Pour introduire le sujet...
Si nous faisions le bilan de l’histoire de l’humanité, une tendance ressortirait certainement : celle d’un rapport utilitaire au non humain ne cessant de s’accentuer, et par suite celle d’un fossé se creusant entre l’humain et le reste.
L’humanité plonge pourtant ses racines dans un milieu vivant qui cultive bien d’autres relations que celles que nous privilégions actuellement et qui sont dominées par la rationalité instrumentale. Sonder ces univers relationnels oubliés sans lesquels il est de plus en plus difficile de penser l’humain est un objectif de ce séminaire qui, cette année, vous invitera à rencontrer le végétal.
Nous avons l’an dernier porté notre attention à la dimension communautaire du vivant en partant de l’œuvre d’Aldo Leopold. Le forestier américain nous interpellait notamment avec ce questionnement duquel nous ne devrions jamais nous éloigner : « qu’aimons-nous et qui aimons-nous au juste ? ». Sa réponse, au milieu du siècle dernier, confirmait déjà la tendance évoquée ci-dessus : « Certainement pas les sols, que nous laissons se faire charrier vers les estuaires. Certainement pas les eaux, dont nous supposons qu’elles n’ont d’autres fonctions que d’actionner des turbines, porter des chalands et emporter des ordures. Certainement pas les plantes, dont nous exterminons des communautés entières sans un battement de paupière. Certainement pas les animaux, dont nous avons déjà extirpé beaucoup des plus grandes et des plus magnifiques espèces. ». Face à ce manque de considération vis-à-vis de ce qui n’est pas nous, l’éthique de la terre proposée par Léopold « modifie le rôle d’homo sapiens, qui, de conquérant de la terre-communauté, en devient membre à part entière et citoyen ». Il s’agit donc d’une éthique qui « implique le respect pour les autres membres ainsi que pour la communauté en tant que telle », et « l’homme n’est en définitive qu’un membre d’une équipe biotique » (« L’éthique de la terre », dans Almanach d'un comté des sables).
Pour nous aider à retrouver ce sens communautaire vital, nous nous tournerons cette année vers les modes de vie du végétal : ces vivants qui entretiennent des relations intimes avec la lumière, l’air, l’eau et tout ce que nous nommons « sol ». Comment nous laisser instruire par les végétaux sans lesquels nous ne pourrions exister ? « En rendant possible le monde dont elles sont partie et contenu, les plantes détruisent la hiérarchie topologique qui semble régner dans le cosmos.
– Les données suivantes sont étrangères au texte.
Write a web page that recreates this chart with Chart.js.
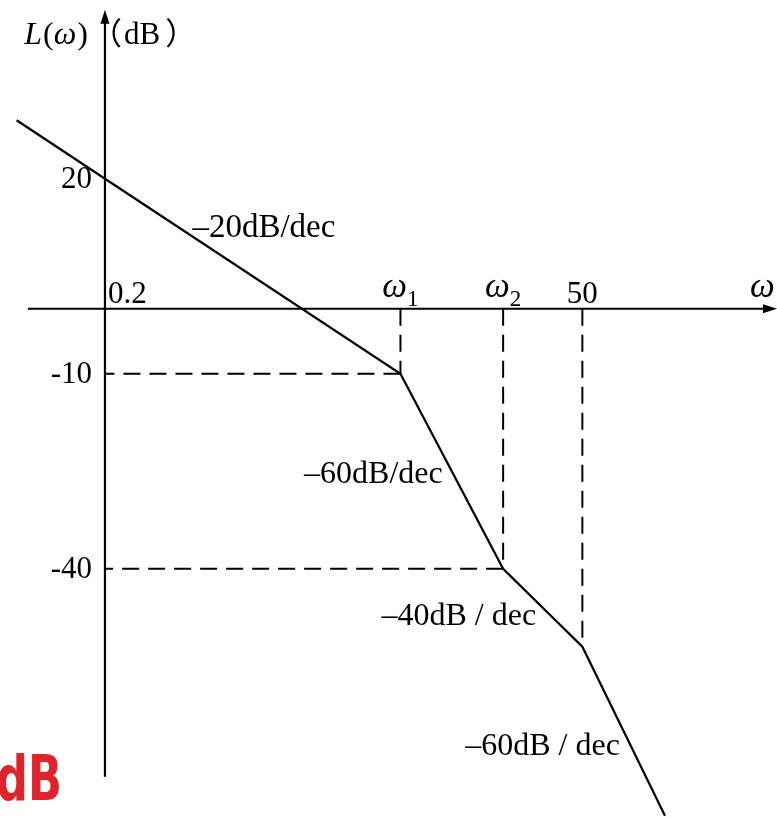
<!DOCTYPE html>
<html>
<head>
<meta charset="utf-8">
<script src="https://cdn.jsdelivr.net/npm/chart.js@4/dist/chart.umd.min.js"></script>
<style>
  html, body { margin: 0; padding: 0; background: #fff; }
  #wrap { width: 777px; height: 819px; position: relative; }
</style>
</head>
<body>
<div id="wrap"><canvas id="bode"></canvas></div>
<script>
// Asymptotic magnitude curve: corner frequencies (rad/s) and gain (dB)
const omega  = [0.072, 0.2, 6.1, 20, 50, 130];
const gainDb = [29, 20, -10, -40, -52, -78];

// Corner points (indices into the arrays above) that get dashed drop lines
const dropCorners  = [2, 3, 4];
// Corner points whose level is also carried across to the L axis
const levelCorners = [2, 3];

// Tick labels
const yTickValues  = [20, -10, -40];
const yTickLabels  = ['20', '-10', '-40'];
const xTickValues  = [0.2, omega[2], omega[3], 50];
const xTickLabels  = [['0.2'], ['ω', '1'], ['ω', '2'], ['50']];

// Slope annotations of each asymptote segment
const slopeLabels  = ['–20dB/dec', '–60dB/dec', '–40dB / dec', '–60dB / dec'];

const SERIF = "'Liberation Serif', 'Times New Roman', serif";
const CJK   = "'Noto Sans CJK SC', 'Liberation Serif', serif";

// main asymptote
const datasets = [{
  data: omega.map((w, i) => ({ x: w, y: gainDb[i] })),
  borderColor: '#000',
  borderWidth: 2.2,
  pointRadius: 0,
  tension: 0,
  showLine: true
}];

// vertical drop lines from the ω axis to each corner
dropCorners.forEach(i => datasets.push({
  data: [{ x: omega[i], y: 0 }, { x: omega[i], y: gainDb[i] }],
  borderColor: '#000', borderWidth: 2, borderDash: [17, 9],
  pointRadius: 0, showLine: true
}));
// horizontal level lines from a corner back to the L axis
levelCorners.forEach(i => datasets.push({
  data: [{ x: omega[i], y: gainDb[i] }, { x: omega[1], y: gainDb[i] }],
  borderColor: '#000', borderWidth: 2, borderDash: [17, 9],
  pointRadius: 0, showLine: true
}));

// draws a run of differently styled text pieces, returns its width
function drawRuns(ctx, parts, x, base, measureOnly) {
  let cx = x;
  parts.forEach(p => {
    ctx.font = p.font;
    if (!measureOnly) ctx.fillText(p.t, cx, base + (p.dy || 0));
    cx += ctx.measureText(p.t).width + (p.gap || 0);
  });
  return cx - x;
}

const bodeOverlay = {
  id: 'bodeOverlay',
  beforeDatasetsDraw(chart) {
    const { ctx, scales: { x, y } } = chart;
    const x0 = x.getPixelForValue(omega[1]);
    const y0 = y.getPixelForValue(0);
    const xL = x.getPixelForValue(0.082);
    const xR = x.getPixelForValue(475);
    const yB = y.getPixelForValue(-72);
    const yT = y.getPixelForValue(46);
    ctx.save();
    ctx.strokeStyle = '#000';
    ctx.fillStyle = '#000';
    ctx.lineWidth = 2.2;
    ctx.beginPath();
    ctx.moveTo(xL, y0); ctx.lineTo(xR - 8, y0);
    ctx.moveTo(x0, yB); ctx.lineTo(x0, yT + 8);
    ctx.stroke();
    // arrowheads
    ctx.beginPath();
    ctx.moveTo(xR, y0); ctx.lineTo(xR - 14, y0 - 4.5); ctx.lineTo(xR - 14, y0 + 4.5);
    ctx.closePath(); ctx.fill();
    ctx.beginPath();
    ctx.moveTo(x0, yT); ctx.lineTo(x0 - 4.5, yT + 14); ctx.lineTo(x0 + 4.5, yT + 14);
    ctx.closePath(); ctx.fill();
    ctx.restore();
  },
  afterDatasetsDraw(chart) {
    const { ctx, scales: { x, y } } = chart;
    const x0 = x.getPixelForValue(omega[1]);
    const y0 = y.getPixelForValue(0);
    const yT = y.getPixelForValue(46);
    const xR = x.getPixelForValue(475);
    ctx.save();
    ctx.fillStyle = '#000';
    ctx.textBaseline = 'alphabetic';
    ctx.textAlign = 'left';

    // axis title L(ω)（dB）
    const title = [
      { t: 'L', font: `italic 32px ${SERIF}`, gap: 1 },
      { t: '(', font: `32px ${SERIF}` },
      { t: 'ω', font: `italic 32px ${SERIF}`, gap: 1 },
      { t: ')', font: `32px ${SERIF}` }
    ];
    const tw = drawRuns(ctx, title, 0, 0, true);
    drawRuns(ctx, title, x0 - 17 - tw, yT + 34);
    drawRuns(ctx, [
      { t: '（', font: `31px ${CJK}`, gap: 2 },
      { t: 'dB', font: `31px ${SERIF}`, gap: 5 },
      { t: '）', font: `31px ${CJK}` }
    ], x0 - 14, yT + 34);

    // L axis ticks
    ctx.font = `31px ${SERIF}`;
    ctx.textAlign = 'right';
    ctx.textBaseline = 'middle';
    yTickValues.forEach((v, i) => {
      ctx.fillText(yTickLabels[i], x0 - 13, y.getPixelForValue(v) + 1);
    });

    // ω axis ticks
    ctx.textAlign = 'left';
    ctx.textBaseline = 'alphabetic';
    xTickValues.forEach((w, i) => {
      const lab = xTickLabels[i];
      const px = x.getPixelForValue(w);
      if (i === 0) {
        ctx.font = `31px ${SERIF}`;
        ctx.fillText(lab[0], px + 3, y0 - 6);
        return;
      }
      const parts = lab.length === 2
        ? [{ t: lab[0], font: `italic 35px ${SERIF}` }, { t: lab[1], font: `23px ${SERIF}`, dy: 9 }]
        : [{ t: lab[0], font: `31px ${SERIF}` }];
      const w0 = drawRuns(ctx, parts, 0, 0, true);
      drawRuns(ctx, parts, px - w0 / 2, y0 - (lab.length === 2 ? 12 : 6));
    });
    ctx.font = `italic 35px ${SERIF}`;
    ctx.fillText('ω', xR - 27, y0 - 12);

    // slope annotations
    const anchors = [[0.55, 11], [2.0, -26.8], [4.9, -48.6], [12.9, -68.6]];
    slopeLabels.forEach((s, i) => {
      ctx.font = (i === 0 ? '33px ' : '32px ') + SERIF;
      ctx.fillText(s, x.getPixelForValue(anchors[i][0]), y.getPixelForValue(anchors[i][1]));
    });

    // handwritten unit note
    ctx.save();
    ctx.translate(-4, y.getPixelForValue(-75.6));
    ctx.scale(0.72, 1);
    ctx.font = `bold 62px 'DejaVu Sans', sans-serif`;
    ctx.fillStyle = '#e0242b';
    ctx.fillText('dB', 0, 0);
    ctx.restore();

    ctx.restore();
  }
};

new Chart(document.getElementById('bode'), {
  type: 'scatter',
  data: { datasets },
  options: {
    responsive: true,
    maintainAspectRatio: false,
    animation: false,
    events: [],
    layout: { padding: 0 },
    plugins: { legend: { display: false }, tooltip: { enabled: false } },
    scales: {
      x: { type: 'logarithmic', min: 0.0594, max: 475, display: false },
      y: { type: 'linear', min: -78.5, max: 47.5, display: false }
    }
  },
  plugins: [bodeOverlay]
});
</script>
</body>
</html>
Elles démontrent que la vie est une rupture de l’asymétrie entre contenant et contenu. Lorsqu’il y a de la vie, poursuit le philosophe Emanuele Coccia, le contenant gît dans le contenu (et est donc contenu par lui) et vice versa. Le paradigme de cette imbrication réciproque est ce que les Anciens déjà appelaient souffle (pneuma). Souffler, respirer, signifie en effet faire cette expérience : ce qui nous contient, l’air, devient contenu en nous et, à l’inverse, ce qui était contenu en nous devient ce qui nous contient. » (La vie des plantes).